The Sexualiziation of Early Childhood




The Sexualiziation of Early Childhood
            We are exposed to sexy images so much that I miss a lot of them. Late night and sometimes early evening television will show images that will make me feel like I am invading on someone’s private time.  There are times when I am watching television with my daughter and she will say “now that makes me uncomfortable.”  Some children see images and want to copy what they see, some children live in a world where they are seeing family members be trivialized and objectified and they don’t know any different.  This week on some news program that my son was watching they were talking to a Mom who was “too sexy” for her children, she had undergone several operations to enlarge her bust and they, the children were unhappy about not only the operation but the attention that their mother was receiving.  The Mother told the story of how she could not make ends met before the operations and after she could support her children.  Her children who are very young could talk about her breast and how hard it was for her to sleep and the embarrassment they suffered from being seen with her.  Will these children have problems with relationships later on because of this?  I don’t know.  They know that their Mom is an object to people, that she is stared at and seen as an oddity.  I think that their personal choices and their personal identity will be shaped by their life lessons.      
            The images that we see and that our children see should be addressed by parents in my opinion.
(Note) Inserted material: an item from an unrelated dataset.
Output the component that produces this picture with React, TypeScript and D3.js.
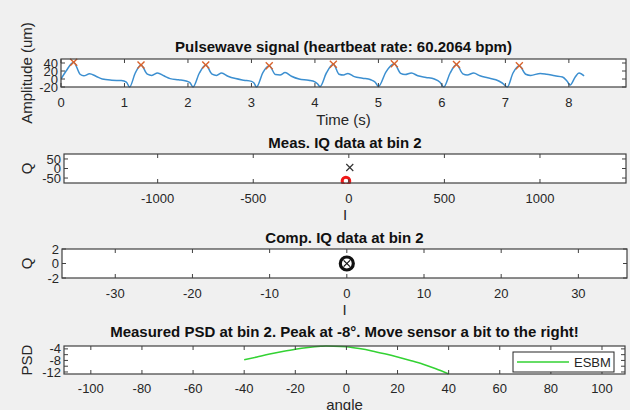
import React from "react";
import * as d3 from "d3";

// ---------- Data ----------
const pulseTime = [
  0, 0.08, 0.2, 0.3, 0.36, 0.45, 0.55, 0.65, 0.8, 0.95, 1.03, 1.08,
  1.17, 1.26, 1.36, 1.43, 1.52, 1.62, 1.72, 1.85, 1.97, 2.03, 2.08,
  2.18, 2.28, 2.38, 2.45, 2.53, 2.63, 2.75, 2.88, 3.0, 3.04, 3.08,
  3.18, 3.28, 3.38, 3.45, 3.53, 3.63, 3.75, 3.9, 4.0, 4.04, 4.08,
  4.18, 4.29, 4.38, 4.45, 4.52, 4.62, 4.75, 4.88, 4.95, 5.0,
  5.12, 5.25, 5.35, 5.42, 5.52, 5.62, 5.75, 5.88, 5.97, 6.03,
  6.13, 6.23, 6.33, 6.4, 6.5, 6.6, 6.72, 6.85, 6.95, 7.03,
  7.12, 7.22, 7.32, 7.4, 7.55, 7.65, 7.78, 7.9, 7.97, 8.02, 8.1, 8.16, 8.24,
];
const pulseAmp = [
  0, 20, 42, 12, 8, 13, 7, 0, -3, -4, -8, -20,
  15, 35, 12, 9, 15, 8, 1, -2, -5, -9, -20,
  15, 35, 12, 9, 15, 7, 1, -3, -6, -10, -20,
  16, 33, 11, 10, 16, 7, 0, -3, -7, -12, -19,
  15, 37, 12, 10, 14, 6, 2, -2, -8, -19,
  18, 38, 14, 11, 15, 8, 4, 0, -8, -20,
  15, 36, 13, 10, 15, 8, 3, -2, -10, -20,
  15, 33, 12, 9, 14, 12, 8, 5, -5, -15, 5, 15, 8,
];
const peakTime = [0.2, 1.26, 2.28, 3.28, 4.29, 5.25, 6.23, 7.22];
const peakAmp = [42, 35, 35, 33, 37, 38, 36, 33];

const measI = [5];
const measQ = [5];
const measRefI = [-15];
const measRefQ = [-66];

const compI = [0];
const compQ = [0];

const psdAngle = [-40, -35, -30, -25, -20, -15, -10, -8, -5, 0, 5, 10, 15, 20, 25, 30, 35, 40];
const psdValue = [-7.8, -6.8, -5.8, -4.9, -4.1, -3.5, -3.1, -3.0, -3.05, -3.3, -3.9, -4.7, -5.7, -6.8, -8.0, -9.3, -10.9, -12.7];

const pulseXTicks = [0, 1, 2, 3, 4, 5, 6, 7, 8];
const pulseYTicks = [-20, 0, 20, 40];
const measXTicks = [-1000, -500, 0, 500, 1000];
const measYTicks = [-50, 0, 50];
const compXTicks = [-30, -20, -10, 0, 10, 20, 30];
const compYTicks = [-2, 0, 2];
const psdXTicks = [-100, -80, -60, -40, -20, 0, 20, 40, 60, 80, 100];
const psdYTicks = [-12, -10, -8, -6, -4];
const psdYLabels = [-12, -8, -4];

const FONT = "'Liberation Sans', Arial, Helvetica, sans-serif";
const AX = "#404040";
const TXT = "#262626";

type AxesProps = {
  x: d3.ScaleLinear<number, number>;
  y: d3.ScaleLinear<number, number>;
  xTicks: number[];
  yTicks: number[];
  yLabels?: number[];
  title: string;
  titleY: number;
  xLabel?: string;
  xLabelY?: number;
  yLabel: string;
  yLabelX: number;
  tickLabelY: number;
  children?: React.ReactNode;
};

function Axes(p: AxesProps) {
  const [x0, x1] = p.x.range();
  const [yb, yt] = p.y.range();
  const tl = 4;
  const cx = (x0 + x1) / 2;
  const cy = (yb + yt) / 2;
  const labels = p.yLabels ?? p.yTicks;
  const id = "clip" + Math.round(x0) + "_" + Math.round(yt);
  return (
    <g>
      <rect x={x0} y={yt} width={x1 - x0} height={yb - yt} fill="#ffffff" />
      <defs>
        <clipPath id={id}>
          <rect x={x0} y={yt - 1} width={x1 - x0} height={yb - yt + 2} />
        </clipPath>
      </defs>
      <g clipPath={`url(#${id})`}>{p.children}</g>
      {p.xTicks.map((t) => (
        <g key={"xt" + t}>
          <line x1={p.x(t)} x2={p.x(t)} y1={yb} y2={yb - tl} stroke={AX} strokeWidth={1} />
          <line x1={p.x(t)} x2={p.x(t)} y1={yt} y2={yt + tl} stroke={AX} strokeWidth={1} />
          <text x={p.x(t)} y={p.tickLabelY} textAnchor="middle" fontSize={13} fill={TXT} fontFamily={FONT}>
            {t}
          </text>
        </g>
      ))}
      {p.yTicks.map((t) => (
        <g key={"yt" + t}>
          <line x1={x0} x2={x0 + tl} y1={p.y(t)} y2={p.y(t)} stroke={AX} strokeWidth={1} />
          <line x1={x1} x2={x1 - tl} y1={p.y(t)} y2={p.y(t)} stroke={AX} strokeWidth={1} />
        </g>
      ))}
      {labels.map((t) => (
        <text key={"yl" + t} x={x0 - 3} y={p.y(t)} dy="0.35em" textAnchor="end" fontSize={13} fill={TXT} fontFamily={FONT}>
          {t}
        </text>
      ))}
      <rect x={x0} y={yt} width={x1 - x0} height={yb - yt} fill="none" stroke={AX} strokeWidth={1.2} />
      <text x={cx} y={p.titleY} textAnchor="middle" fontSize={15} fontWeight="bold" fill="#111" fontFamily={FONT}>
        {p.title}
      </text>
      {p.xLabel && (
        <text x={cx} y={p.xLabelY} textAnchor="middle" fontSize={15} fill={TXT} fontFamily={FONT}>
          {p.xLabel}
        </text>
      )}
      <text
        transform={`translate(${p.yLabelX},${cy}) rotate(-90)`}
        textAnchor="middle"
        fontSize={15}
        fill={TXT}
        fontFamily={FONT}
      >
        {p.yLabel}
      </text>
    </g>
  );
}

function XMark({ cx, cy, r, color, w }: { cx: number; cy: number; r: number; color: string; w: number }) {
  return (
    <g stroke={color} strokeWidth={w}>
      <line x1={cx - r} y1={cy - r} x2={cx + r} y2={cy + r} />
      <line x1={cx - r} y1={cy + r} x2={cx + r} y2={cy - r} />
    </g>
  );
}

export default function App() {
  // Panel 1
  const x1 = d3.scaleLinear().domain([0, 8.9]).range([61, 626]);
  const y1 = d3.scaleLinear().domain([-20, 50]).range([87, 59]);
  const pulseLine = d3
    .line<number>()
    .x((_, i) => x1(pulseTime[i]))
    .y((d) => y1(d))
    .curve(d3.curveMonotoneX);

  // Panel 2
  const x2 = d3.scaleLinear().domain([-1490, 1450]).range([64, 626]);
  const y2 = d3.scaleLinear().domain([-76, 76]).range([183, 154]);

  // Panel 3
  const x3 = d3.scaleLinear().domain([-36.9, 36.3]).range([62, 627]);
  const y3 = d3.scaleLinear().domain([-2, 2]).range([278, 249]);

  // Panel 4
  const x4 = d3.scaleLinear().domain([-110.5, 109]).range([64, 625]);
  const y4 = d3.scaleLinear().domain([-12.7, -3]).range([374, 346]);
  const psdLine = d3
    .line<number>()
    .x((_, i) => x4(psdAngle[i]))
    .y((d) => y4(d))
    .curve(d3.curveMonotoneX);

  return (
    <svg
      width={630}
      height={410}
      style={{ position: "absolute", left: 0, top: 0, display: "block" }}
    >
      <rect width={630} height={410} fill="#f0f0f0" />

      <Axes
        x={x1}
        y={y1}
        xTicks={pulseXTicks}
        yTicks={pulseYTicks}
        title="Pulsewave signal (heartbeat rate: 60.2064 bpm)"
        titleY={52}
        xLabel="Time (s)"
        xLabelY={125}
        yLabel="Amplitude (um)"
        yLabelX={32}
        tickLabelY={107}
      >
        <path d={pulseLine(pulseAmp) ?? ""} fill="none" stroke="#3c8fd0" strokeWidth={1.5} />
        {peakTime.map((t, i) => (
          <XMark key={i} cx={x1(t)} cy={y1(peakAmp[i])} r={3.5} color="#d9622b" w={1.4} />
        ))}
      </Axes>

      <Axes
        x={x2}
        y={y2}
        xTicks={measXTicks}
        yTicks={measYTicks}
        title="Meas. IQ data at bin 2"
        titleY={148}
        xLabel="I"
        xLabelY={220}
        yLabel="Q"
        yLabelX={32}
        tickLabelY={203}
      >
        {measRefI.map((v, i) => (
          <circle key={"r" + i} cx={x2(v)} cy={y2(measRefQ[i])} r={3.8} fill="none" stroke="#f01818" strokeWidth={3} />
        ))}
      </Axes>
      {measI.map((v, i) => (
        <XMark key={"m" + i} cx={x2(v)} cy={y2(measQ[i])} r={3.5} color="#333" w={1.2} />
      ))}

      <Axes
        x={x3}
        y={y3}
        xTicks={compXTicks}
        yTicks={compYTicks}
        title="Comp. IQ data at bin 2"
        titleY={243}
        xLabel="I"
        xLabelY={315}
        yLabel="Q"
        yLabelX={32}
        tickLabelY={298}
      >
        {compI.map((v, i) => (
          <g key={"c" + i}>
            <circle cx={x3(v)} cy={y3(compQ[i])} r={6.5} fill="none" stroke="#111" strokeWidth={3.2} />
            <XMark cx={x3(v)} cy={y3(compQ[i])} r={3.2} color="#111" w={1.2} />
          </g>
        ))}
      </Axes>

      <Axes
        x={x4}
        y={y4}
        xTicks={psdXTicks}
        yTicks={psdYTicks}
        yLabels={psdYLabels}
        title="Measured PSD at bin 2. Peak at -8°. Move sensor a bit to the right!"
        titleY={337}
        xLabel="angle"
        xLabelY={410}
        yLabel="PSD"
        yLabelX={32}
        tickLabelY={393}
      >
        <path d={psdLine(psdValue) ?? ""} fill="none" stroke="#33d233" strokeWidth={1.5} />
      </Axes>

      {/* Legend */}
      <g>
        <rect x={513} y={352} width={101} height={20} fill="#ffffff" stroke="#262626" strokeWidth={1} />
        <line x1={517} x2={569} y1={362} y2={362} stroke="#33d233" strokeWidth={1.5} />
        <text x={574} y={362} dy="0.35em" fontSize={13} fill={TXT} fontFamily={FONT}>
          ESBM
        </text>
      </g>
    </svg>
  );
}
What one family may think of as too sexy the next may not.  One culture may define as sexy may not be the same for another culture.  In the school system we are told how long our skirts should be how high our tops should be , and what is appropriate to wear.  If we were to live in a topical country would our dress code be different? 
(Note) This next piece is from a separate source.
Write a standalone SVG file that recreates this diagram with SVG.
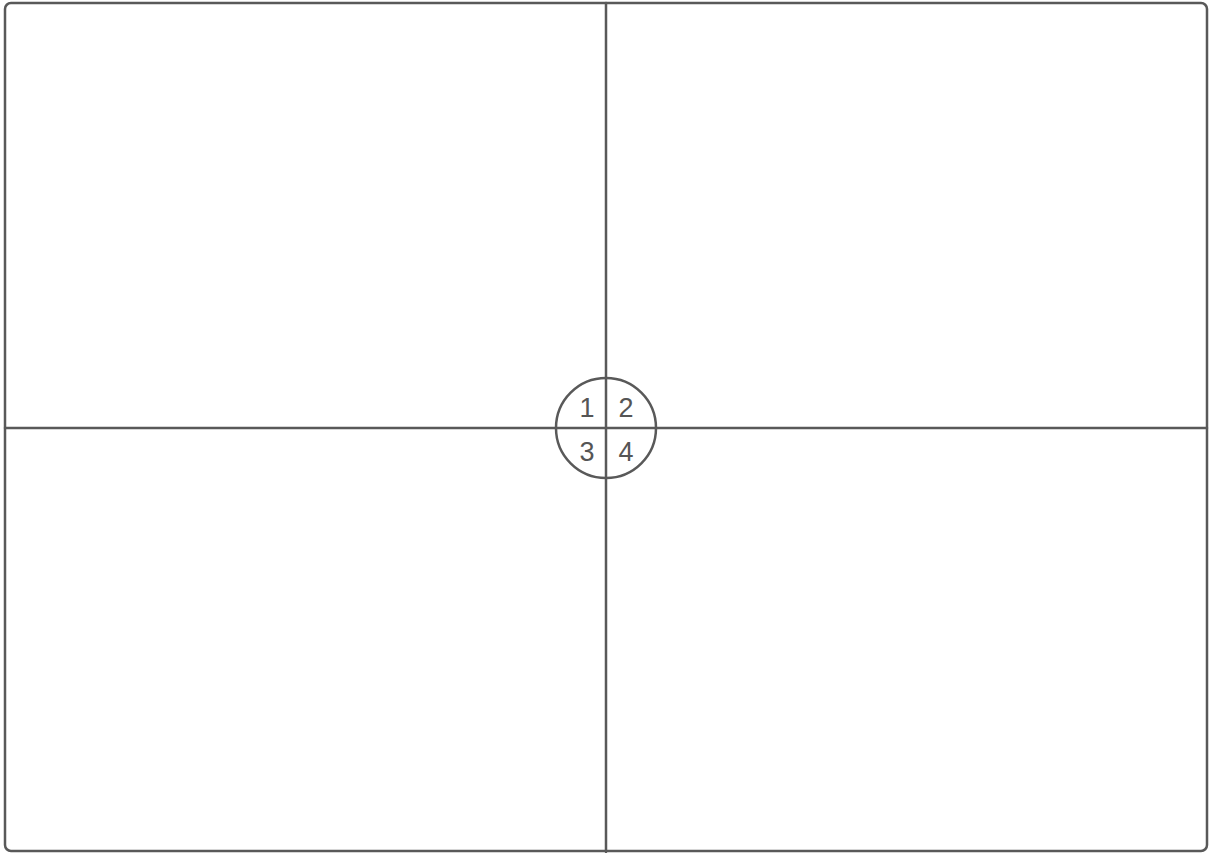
<svg xmlns="http://www.w3.org/2000/svg" width="1209" height="853" viewBox="0 0 1209 853">
<style>
.s{fill:none;stroke:#595959;stroke-width:2.5;stroke-linecap:round}
.t{font-family:"Liberation Sans",Arial,sans-serif;font-size:27px;fill:#555;text-anchor:middle;dominant-baseline:central}
</style>
<rect width="1209" height="853" fill="#fff"/>
<g id="frame"><rect class="s" x="5" y="3" width="1202" height="848" rx="6"/></g>
<g id="connectors">
<line class="s" x1="606" y1="3" x2="606" y2="852"/>
<line class="s" x1="5" y1="428" x2="1207" y2="428"/>
</g>
<g id="quadrant-circle">
<circle class="s" cx="606" cy="428" r="50"/>
<text class="t" x="587" y="408">1</text>
<text class="t" x="626" y="408">2</text>
<text class="t" x="587" y="452">3</text>
<text class="t" x="626" y="452">4</text>
</g>
</svg>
            For me I think that as parents it is our responsibility to talk to our children and guide our children in the manner that we feel is right, as professional I think it is our responsibility to understand our families and know how they feel about the dress that their children are wearing and what they think their children are ready to talk about in terms of sex.  Children may grow up faster than we are ready for them when they are exposed to sexual messages.  They may want to try things before their mind and bodies are ready.  We need to teach them to respect theirselves, to know how to talk about what they are experiencing, to respect each other.  
            Levin and Kilbourne  talked about  the new sexualizie childhood  and how if we limit our children to certain gender roles we run the risk of not allowing them to grow as a whole child, we may impact the skills that they need.   If we teach our boys only things that we think are male things they may not learn how to nurture, if we teach our girls only things that we think are feminine they will miss out on things. When I was growing up my Mother would say, you have to know what each other are doing and how to do it, but there were still things that the girls did and things that the boys did. Yard work was for the boys, and when they had yard work they didn’t have to take turns with the dishes.
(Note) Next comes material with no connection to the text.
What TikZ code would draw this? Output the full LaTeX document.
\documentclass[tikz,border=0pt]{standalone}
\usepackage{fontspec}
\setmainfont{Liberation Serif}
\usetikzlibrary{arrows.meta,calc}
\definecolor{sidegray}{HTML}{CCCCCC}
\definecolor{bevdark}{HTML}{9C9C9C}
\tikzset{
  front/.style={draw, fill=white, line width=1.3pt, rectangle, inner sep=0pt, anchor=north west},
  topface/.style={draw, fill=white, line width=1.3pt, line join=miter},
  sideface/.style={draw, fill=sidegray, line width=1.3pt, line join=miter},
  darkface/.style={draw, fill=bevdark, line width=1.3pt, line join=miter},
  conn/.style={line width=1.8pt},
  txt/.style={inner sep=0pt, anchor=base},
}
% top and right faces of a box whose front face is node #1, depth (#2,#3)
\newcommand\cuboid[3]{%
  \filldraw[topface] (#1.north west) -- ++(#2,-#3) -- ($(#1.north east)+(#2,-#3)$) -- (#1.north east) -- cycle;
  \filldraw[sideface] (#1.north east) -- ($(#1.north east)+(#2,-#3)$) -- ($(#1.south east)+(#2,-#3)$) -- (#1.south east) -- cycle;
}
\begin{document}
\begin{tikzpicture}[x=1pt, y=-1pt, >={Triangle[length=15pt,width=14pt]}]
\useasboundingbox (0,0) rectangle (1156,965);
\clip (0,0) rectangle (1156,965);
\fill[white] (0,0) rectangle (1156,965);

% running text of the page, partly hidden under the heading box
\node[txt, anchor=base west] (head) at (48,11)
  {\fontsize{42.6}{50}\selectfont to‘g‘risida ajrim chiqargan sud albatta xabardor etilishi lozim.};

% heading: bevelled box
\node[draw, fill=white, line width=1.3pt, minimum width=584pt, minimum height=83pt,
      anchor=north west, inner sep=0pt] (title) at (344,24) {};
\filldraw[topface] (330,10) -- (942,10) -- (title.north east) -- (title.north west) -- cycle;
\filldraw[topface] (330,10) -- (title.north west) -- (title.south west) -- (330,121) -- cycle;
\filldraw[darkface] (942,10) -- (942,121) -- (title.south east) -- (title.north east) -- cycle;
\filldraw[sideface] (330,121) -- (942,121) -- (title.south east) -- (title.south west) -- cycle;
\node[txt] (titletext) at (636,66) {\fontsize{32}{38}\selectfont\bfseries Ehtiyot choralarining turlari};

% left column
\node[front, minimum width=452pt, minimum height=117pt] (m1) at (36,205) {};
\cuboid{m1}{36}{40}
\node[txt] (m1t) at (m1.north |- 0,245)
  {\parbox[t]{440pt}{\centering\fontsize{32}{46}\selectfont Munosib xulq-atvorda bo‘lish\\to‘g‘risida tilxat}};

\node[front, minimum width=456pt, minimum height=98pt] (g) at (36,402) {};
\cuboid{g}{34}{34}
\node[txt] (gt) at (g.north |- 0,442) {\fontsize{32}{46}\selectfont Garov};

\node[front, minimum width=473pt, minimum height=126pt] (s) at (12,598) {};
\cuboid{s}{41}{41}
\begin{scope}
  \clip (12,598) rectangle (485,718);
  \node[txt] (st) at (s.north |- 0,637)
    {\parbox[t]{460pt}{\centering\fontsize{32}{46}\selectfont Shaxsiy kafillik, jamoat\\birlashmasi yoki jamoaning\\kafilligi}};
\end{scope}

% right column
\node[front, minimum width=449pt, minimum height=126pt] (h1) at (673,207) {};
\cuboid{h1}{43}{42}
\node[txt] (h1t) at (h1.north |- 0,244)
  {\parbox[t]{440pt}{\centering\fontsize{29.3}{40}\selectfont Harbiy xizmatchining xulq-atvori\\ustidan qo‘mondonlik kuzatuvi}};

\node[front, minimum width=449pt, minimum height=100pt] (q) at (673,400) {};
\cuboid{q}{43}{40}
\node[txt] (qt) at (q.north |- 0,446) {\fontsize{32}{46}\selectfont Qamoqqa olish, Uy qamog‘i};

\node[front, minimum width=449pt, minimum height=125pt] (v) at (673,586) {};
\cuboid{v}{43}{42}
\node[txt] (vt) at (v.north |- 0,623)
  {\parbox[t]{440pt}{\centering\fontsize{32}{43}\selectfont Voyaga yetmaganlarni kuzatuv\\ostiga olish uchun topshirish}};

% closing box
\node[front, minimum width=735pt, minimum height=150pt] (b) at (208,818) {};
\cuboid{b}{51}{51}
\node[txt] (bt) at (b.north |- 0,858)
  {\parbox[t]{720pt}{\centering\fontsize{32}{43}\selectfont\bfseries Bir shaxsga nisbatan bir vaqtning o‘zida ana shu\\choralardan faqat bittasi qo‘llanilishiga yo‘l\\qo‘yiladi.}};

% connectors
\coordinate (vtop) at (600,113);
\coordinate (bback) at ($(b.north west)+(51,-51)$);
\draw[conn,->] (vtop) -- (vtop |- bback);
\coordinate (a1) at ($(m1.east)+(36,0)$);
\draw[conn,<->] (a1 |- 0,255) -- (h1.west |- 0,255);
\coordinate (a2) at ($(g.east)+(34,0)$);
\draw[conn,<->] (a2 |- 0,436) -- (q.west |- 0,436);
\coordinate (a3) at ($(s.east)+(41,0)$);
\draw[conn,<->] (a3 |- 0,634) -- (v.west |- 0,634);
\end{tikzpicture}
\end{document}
            The one thing that the reading have taught me about myself is that, I still feel that there are things that are more appealing to boys and there are things that are more appealing to girls, not to say that only girls will like some things or only boys will like something’s. I can not see myself telling a little boy that’s it okay for him not to call himself a boy or a little girl not to identify herself as a girl, it is biology.  If we don’t label things as “girl” or “boy” than maybe for most cases we won’t have children feel as if they are doing something taboo.
References:
Derman-Sparks, L., & Olsen Edwards, J. (2010). Anti-bias education for young children and ourselves. Washington, D.C.: National Association for the Education of Young Children (NAEYC).
"Learning about Fairness: Race and Gender"
Katch, H., & Katch, J. (2010). Voices inside schools: When boys won't be boys: Discussing gender with young children. Harvard Educational Review, 80(3), 379-390.
Levin, D. E., & Kilbourne, J. (2009). [Introduction]. So sexy so soon: The new sexualized childhood and what parents can do to protect their kids (pp. 1-8). New York: Ballantine Books. Retrieved from: http://dianeelevin.com/sosexysosoon/introduction.pdf
Wardle, F. (2011). Responding to racial and ethnic diversity in early childhood programs. Exchange (01648527), 198, 68-71

1 comment:

  1. Children are exposed to so much now. Children also react to a lot of what they are exposed to in from the media. I think also that it is the parent's responsibility to talk to their children but again it all goes back to there is so much in the media that if parent's don't monitor what their child is watching and so then their minds are grasping ahold of this negative stuff. You made some very good points in your blog and I enjoyed reading it.